▸ PROVIDED DATA
########

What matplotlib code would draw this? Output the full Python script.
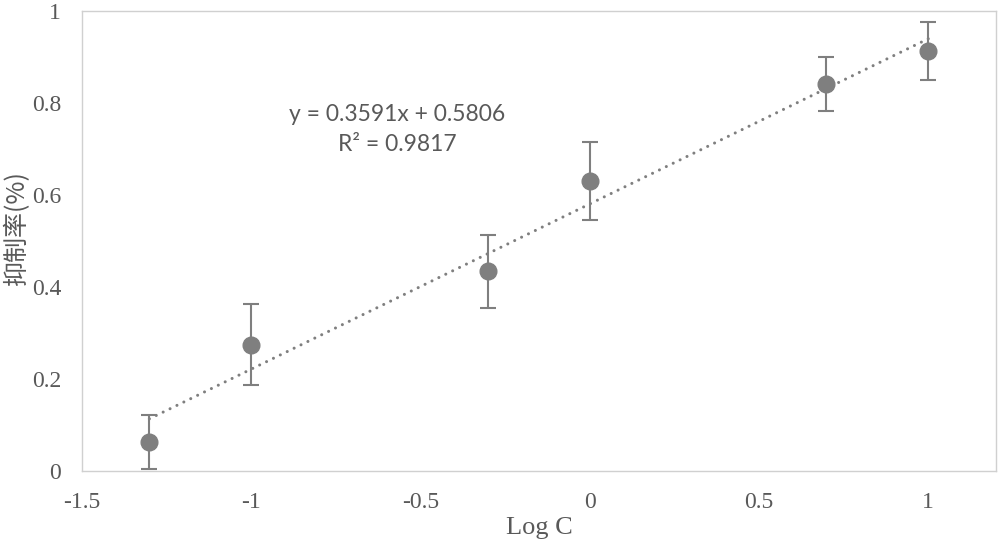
import matplotlib
matplotlib.use("Agg")
import matplotlib.pyplot as plt

# data
log_c = [-1.301, -1.0, -0.301, 0.0, 0.699, 1.0]
inhibition = [0.063, 0.275, 0.434, 0.630, 0.841, 0.913]
errors = [0.058, 0.087, 0.080, 0.085, 0.058, 0.062]

# trendline shown on the chart
slope = 0.3591
intercept = 0.5806
x_ticks = [-1.5, -1, -0.5, 0, 0.5, 1]
y_ticks = [0, 0.2, 0.4, 0.6, 0.8, 1]

grey = "#7f7f7f"
text_grey = "#595959"

fig = plt.figure(figsize=(10, 5.46), dpi=100)
ax = fig.add_axes([0.082, 1 - 471 / 546, 0.914, 460 / 546])

# trendline, from first to last x value
x_line = [log_c[0], log_c[-1]]
y_line = [slope * x + intercept for x in x_line]
ax.plot(x_line, y_line, color=grey, linewidth=2.2,
        linestyle=(0, (0.01, 2.5)), dash_capstyle="round", zorder=2)

ax.errorbar(log_c, inhibition, yerr=errors, fmt="o", color=grey,
            markersize=12, ecolor=grey, elinewidth=1.5, capsize=6,
            capthick=1.5, zorder=3)

ax.set_xlim(-1.5, 1.2)
ax.set_ylim(0, 1)
ax.set_xticks(x_ticks)
ax.set_xticklabels(["-1.5", "-1", "-0.5", "0", "0.5", "1"])
ax.set_yticks(y_ticks)
ax.set_yticklabels(["0", "0.2", "0.4", "0.6", "0.8", "1"])
ax.tick_params(length=0, pad=15, labelsize=17, labelcolor=text_grey)
for lab in ax.get_xticklabels() + ax.get_yticklabels():
    lab.set_fontfamily("Liberation Serif")

for sp in ax.spines.values():
    sp.set_color("#d0d0d0")
    sp.set_linewidth(1)

ax.set_xlabel("Log C", fontsize=19, fontfamily="Liberation Serif",
              color=text_grey, va="center")
ax.xaxis.set_label_coords(0.5, -0.124)
ax.set_ylabel("抑制率(%)", fontsize=18,
              fontfamily=["Noto Sans CJK SC", "DejaVu Sans"], color=text_grey,
              va="center")
ax.yaxis.set_label_coords(-0.071, 0.53)

ax.text(-0.57, 0.774, "y = 0.3591x + 0.5806", fontsize=16.5,
        fontfamily="Lato", color=text_grey, ha="center", va="center")
ax.text(-0.57, 0.709, "R² = 0.9817", fontsize=16.5, fontfamily="Lato",
        color=text_grey, ha="center", va="center")

fig.savefig("out.png", dpi=100)
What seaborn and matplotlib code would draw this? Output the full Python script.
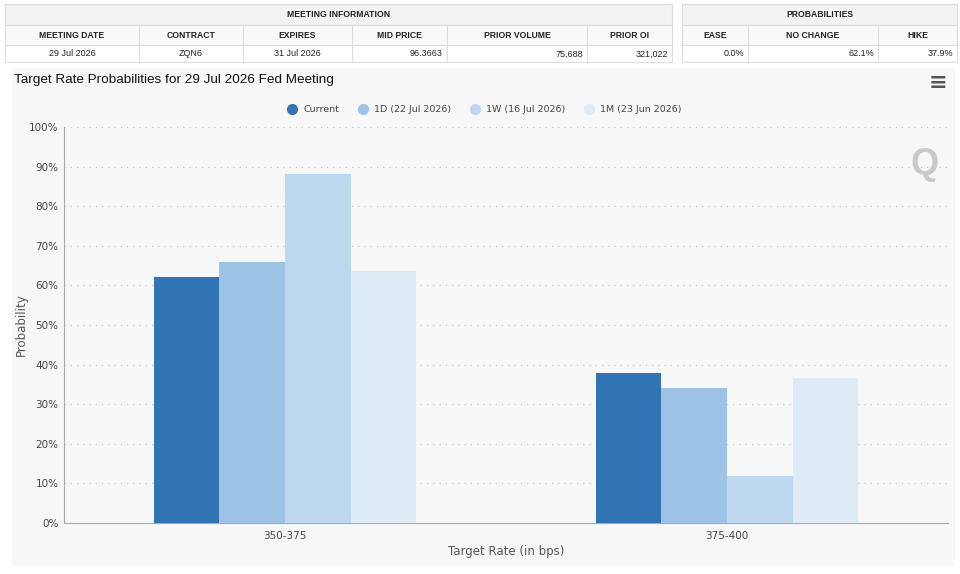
"""
Target rate probabilities chart with meeting info tables on top
"""

import pandas as pd
import matplotlib.pyplot as plt
import matplotlib.ticker as ticker
from matplotlib.lines import Line2D
from matplotlib.patches import Rectangle
import seaborn as sns

# data
rates = ["350-375", "375-400"]
series = ["Current", "1D (22 Jul 2026)", "1W (16 Jul 2026)", "1M (23 Jun 2026)"]
current = [62.1, 37.9]
one_day = [65.9, 34.1]
one_week = [88.1, 11.9]
one_month = [63.6, 36.6]
colors = ["#3074b4", "#9dc3e6", "#bdd7ee", "#ddebf7"]

info_headers = ["MEETING DATE", "CONTRACT", "EXPIRES", "MID PRICE", "PRIOR VOLUME", "PRIOR OI"]
info_values = ["29 Jul 2026", "ZQN6", "31 Jul 2026", "96.3663", "75,688", "321,022"]
info_align = ["center", "center", "center", "right", "right", "right"]
prob_headers = ["EASE", "NO CHANGE", "HIKE"]
prob_values = ["0.0%", "62.1%", "37.9%"]

W, H = 960, 574


def px(x, y):
    return x / W, 1 - y / H


def draw_table(fig, title, cols, headers, values, aligns):
    x0, x1 = cols[0], cols[-1]
    rows = [(4, 25, "#f3f3f3"), (25, 45, "#f9f9f9"), (45, 62, "white")]
    for top, bot, fc in rows:
        fx, fy = px(x0, bot)
        fig.patches.append(Rectangle((fx, fy), (x1 - x0) / W, (bot - top) / H,
                                     transform=fig.transFigure, facecolor=fc,
                                     edgecolor="#dddddd", lw=0.8))
    for c in cols[1:-1]:
        fig.add_artist(Line2D([c / W, c / W], [1 - 25 / H, 1 - 62 / H],
                              transform=fig.transFigure, color="#dddddd", lw=0.8))
    fig.text(*px((x0 + x1) / 2, 14.5), title, ha="center", va="center",
             fontsize=6.2, fontweight="bold", family="Liberation Sans", color="#222")
    for i, (h, v, a) in enumerate(zip(headers, values, aligns)):
        l, r = cols[i], cols[i + 1]
        fig.text(*px((l + r) / 2, 35.5), h, ha="center", va="center",
                 fontsize=6.2, fontweight="bold", family="Liberation Sans", color="#222")
        if a == "center":
            fig.text(*px((l + r) / 2, 54), v, ha="center", va="center",
                     fontsize=6.5, family="Liberation Sans", color="#222")
        else:
            fig.text(*px(r - 4, 54), v, ha="right", va="center",
                     fontsize=6.5, family="Liberation Sans", color="#222")


sns.set_theme(style="white")
fig = plt.figure(figsize=(9.6, 5.74), dpi=100)
fig.patch.set_facecolor("white")

# chart panel background
fx, fy = px(12, 566)
fig.patches.append(Rectangle((fx, fy), (955 - 12) / W, (566 - 68) / H,
                             transform=fig.transFigure, facecolor="#f7f7f7",
                             edgecolor="none", zorder=-10))

draw_table(fig, "MEETING INFORMATION", [5, 139, 243, 352, 447, 587, 672],
           info_headers, info_values, info_align)
draw_table(fig, "PROBABILITIES", [682, 748, 878, 957],
           prob_headers, prob_values, ["right"] * 3)

df = pd.DataFrame({
    "rate": rates * 4,
    "series": [s for s in series for _ in rates],
    "prob": current + one_day + one_week + one_month,
})

ax = fig.add_axes([64 / W, 51 / H, (948 - 64) / W, (523 - 127) / H])
ax.set_zorder(5)
ax.set_facecolor("#f7f7f7")
sns.barplot(df, x="rate", y="prob", hue="series", palette=colors,
            width=0.593, saturation=1, ax=ax, legend=False, zorder=3,
            linewidth=0)
ax.set_ylim(0, 100)
ax.set_xlim(-0.5, 1.5)
ax.yaxis.set_major_locator(ticker.MultipleLocator(10))
ax.yaxis.set_major_formatter(ticker.FuncFormatter(lambda v, p: f"{v:.0f}%"))
ax.grid(axis="y", linestyle=(0, (1, 4)), color="#c8c8c8", lw=0.9, zorder=0)
ax.set_axisbelow(True)
for s in ["top", "right"]:
    ax.spines[s].set_visible(False)
ax.spines["left"].set_color("#aaaaaa")
ax.spines["bottom"].set_color("#aaaaaa")
ax.spines["left"].set_linewidth(0.8)
ax.spines["bottom"].set_linewidth(0.8)
ax.tick_params(axis="both", labelsize=7.5, colors="#444", length=0, pad=4)
ax.tick_params(axis="x", pad=6)
ax.set_xlabel("Target Rate (in bps)", fontsize=8.5, color="#555", labelpad=3)
ax.set_ylabel("Probability", fontsize=8.5, color="#555", labelpad=1)

fig.text(*px(14, 80), "Target Rate Probabilities for 29 Jul 2026 Fed Meeting",
         ha="left", va="center", fontsize=9.7, family="Liberation Sans", color="#111")
fig.text(*px(938, 83), "≡", ha="center", va="center", fontsize=16,
         color="#555", fontweight="bold")
fig.text(*px(925, 165), "Q", ha="center", va="center", fontsize=26,
         color="#c9c9c9", fontweight="bold", family="Liberation Sans", zorder=10)

handles = [Line2D([], [], marker="o", ls="none", color=c, markersize=7) for c in colors]
fig.legend(handles, series, loc="center", bbox_to_anchor=(482 / W, 1 - 110 / H),
           ncol=4, frameon=False, fontsize=6.8, labelcolor="#444",
           handletextpad=0.2, columnspacing=1.5)

plt.savefig("out.png", dpi=100)
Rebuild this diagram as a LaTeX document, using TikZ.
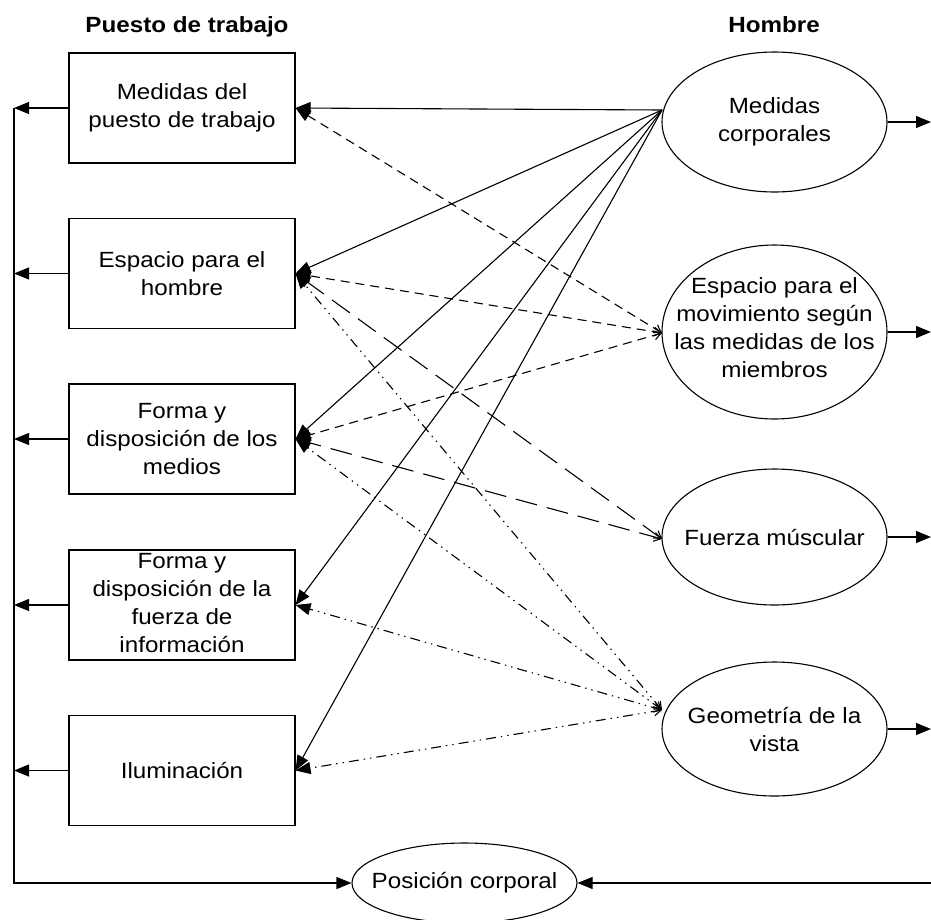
\documentclass[tikz,border=0pt]{standalone}
\usepackage{fontspec}
\setmainfont{Liberation Sans}[FakeStretch=1.1]
\usetikzlibrary{arrows.meta,shapes.geometric}

\begin{document}
\begin{tikzpicture}[x=1pt,y=-1pt,
  line width=1.1pt,
  boxnode/.style={draw,rectangle,minimum width=226pt,minimum height=110pt,inner sep=0pt},
  ellnode/.style={draw,ellipse,minimum width=225pt,inner sep=0pt},
  lbl/.style={font=\fontsize{22}{28}\selectfont,align=center,inner sep=0pt},
  heading/.style={font=\fontsize{22}{28}\selectfont\bfseries,inner sep=0pt,anchor=base},
  fhead/.style={-{Triangle[length=15pt,width=12pt]}},
  ohead/.style={{Straight Barb[length=7pt,width=9pt]}-{Triangle[length=15pt,width=12pt]}},
  sdash/.style={ohead,dash pattern=on 9pt off 6pt},
  ldash/.style={ohead,dash pattern=on 22pt off 10pt},
  ddot/.style={ohead,dash pattern=on 10pt off 5pt on 1.4pt off 5pt on 1.4pt off 5pt}]

\useasboundingbox (0,0) rectangle (931,919);
\clip (0,0) rectangle (931,919);

% headings
\node[heading] (hpt) at (187,32) {Puesto de trabajo};
\node[heading] (hho) at (774,32) {Hombre};

% workplace boxes
\node[boxnode] (b1) at (182,108) {};
\node[boxnode] (b2) at (182,273.5) {};
\node[boxnode] (b3) at (182,439) {};
\node[boxnode] (b4) at (182,605) {};
\node[boxnode] (b5) at (182,770.5) {};
\node[lbl] (tb1) at (b1) {Medidas del\\puesto de trabajo};
\node[lbl] (tb2) at (b2) {Espacio para el\\hombre};
\node[lbl] (tb3) at (b3) {Forma y\\disposición de los\\medios};
\node[lbl] (tb4) at (182,603) {Forma y\\disposición de la\\fuerza de\\información};
\node[lbl] (tb5) at (b5) {Iluminación};

% human factors
\node[ellnode,minimum height=140pt] (e1) at (774.5,122) {};
\node[ellnode,minimum height=174pt] (e2) at (774.5,332) {};
\node[ellnode,minimum height=136pt] (e3) at (774.5,537) {};
\node[ellnode,minimum height=134pt] (e4) at (774.5,729) {};
\node[lbl] (te1) at (e1) {Medidas\\corporales};
\node[lbl] (te2) at (774.5,328) {Espacio para el\\movimiento según\\las medidas de los\\miembros};
\node[lbl] (te3) at (e3) {Fuerza múscular};
\node[lbl] (te4) at (e4) {Geometría de la\\vista};

% body posture
\node[ellnode,minimum height=80pt] (pos) at (464.5,883) {};
\node[lbl] (tpos) at (pos) {Posición corporal};

% meeting points on the left of the ellipses
\coordinate (m1) at (662,110);
\coordinate (m2) at (662,333);
\coordinate (m3) at (662,539);
\coordinate (m4) at (662,710);

% outer frame points
\coordinate (l1) at (14,108);
\coordinate (l2) at (14,273.5);
\coordinate (l3) at (14,439);
\coordinate (l4) at (14,605);
\coordinate (l5) at (14,770.5);
\coordinate (lb) at (14,883);
\coordinate (r1) at (931,122);
\coordinate (r2) at (931,332);
\coordinate (r3) at (931,537);
\coordinate (r4) at (931,729);
\coordinate (rb) at (931,883);

% left feedback line
\foreach \i in {1,...,5} \draw[fhead] (b\i.west) -- (l\i);
\draw[fhead] (l1) -- (lb) -- (pos.west);

% right outputs
\foreach \i in {1,...,4} \draw[fhead] (e\i.east) -- (r\i);
\draw[fhead] (rb) -- (pos.east);

% body measures
\foreach \i in {1,...,5} \draw[fhead] (m1) -- (b\i.east);

% movement space
\draw[sdash] (m2) -- (b1.east);
\draw[sdash] (m2) -- (b2.east);
\draw[sdash] (m2) -- (b3.east);

% muscular force
\draw[ldash] (m3) -- (b2.east);
\draw[ldash] (m3) -- (b3.east);

% geometry of vision
\draw[ddot] (m4) -- (b2.east);
\draw[ddot] (m4) -- (b3.east);
\draw[ddot] (m4) -- (b4.east);
\draw[ddot] (m4) -- (b5.east);
\end{tikzpicture}
\end{document}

########

▸ THE TASK
Quote only the lines running from the line with "Rebuild this diagram" to the line with "(tpos) at (pos)", ends included, exactly as they appear and without the pictures.

▸ RESULT FOR THIS EXERCISE
Rebuild this diagram as a LaTeX document, using TikZ.
\documentclass[tikz,border=0pt]{standalone}
\usepackage{fontspec}
\setmainfont{Liberation Sans}[FakeStretch=1.1]
\usetikzlibrary{arrows.meta,shapes.geometric}

\begin{document}
\begin{tikzpicture}[x=1pt,y=-1pt,
  line width=1.1pt,
  boxnode/.style={draw,rectangle,minimum width=226pt,minimum height=110pt,inner sep=0pt},
  ellnode/.style={draw,ellipse,minimum width=225pt,inner sep=0pt},
  lbl/.style={font=\fontsize{22}{28}\selectfont,align=center,inner sep=0pt},
  heading/.style={font=\fontsize{22}{28}\selectfont\bfseries,inner sep=0pt,anchor=base},
  fhead/.style={-{Triangle[length=15pt,width=12pt]}},
  ohead/.style={{Straight Barb[length=7pt,width=9pt]}-{Triangle[length=15pt,width=12pt]}},
  sdash/.style={ohead,dash pattern=on 9pt off 6pt},
  ldash/.style={ohead,dash pattern=on 22pt off 10pt},
  ddot/.style={ohead,dash pattern=on 10pt off 5pt on 1.4pt off 5pt on 1.4pt off 5pt}]

\useasboundingbox (0,0) rectangle (931,919);
\clip (0,0) rectangle (931,919);

% headings
\node[heading] (hpt) at (187,32) {Puesto de trabajo};
\node[heading] (hho) at (774,32) {Hombre};

% workplace boxes
\node[boxnode] (b1) at (182,108) {};
\node[boxnode] (b2) at (182,273.5) {};
\node[boxnode] (b3) at (182,439) {};
\node[boxnode] (b4) at (182,605) {};
\node[boxnode] (b5) at (182,770.5) {};
\node[lbl] (tb1) at (b1) {Medidas del\\puesto de trabajo};
\node[lbl] (tb2) at (b2) {Espacio para el\\hombre};
\node[lbl] (tb3) at (b3) {Forma y\\disposición de los\\medios};
\node[lbl] (tb4) at (182,603) {Forma y\\disposición de la\\fuerza de\\información};
\node[lbl] (tb5) at (b5) {Iluminación};

% human factors
\node[ellnode,minimum height=140pt] (e1) at (774.5,122) {};
\node[ellnode,minimum height=174pt] (e2) at (774.5,332) {};
\node[ellnode,minimum height=136pt] (e3) at (774.5,537) {};
\node[ellnode,minimum height=134pt] (e4) at (774.5,729) {};
\node[lbl] (te1) at (e1) {Medidas\\corporales};
\node[lbl] (te2) at (774.5,328) {Espacio para el\\movimiento según\\las medidas de los\\miembros};
\node[lbl] (te3) at (e3) {Fuerza múscular};
\node[lbl] (te4) at (e4) {Geometría de la\\vista};

% body posture
\node[ellnode,minimum height=80pt] (pos) at (464.5,883) {};
\node[lbl] (tpos) at (pos) {Posición corporal};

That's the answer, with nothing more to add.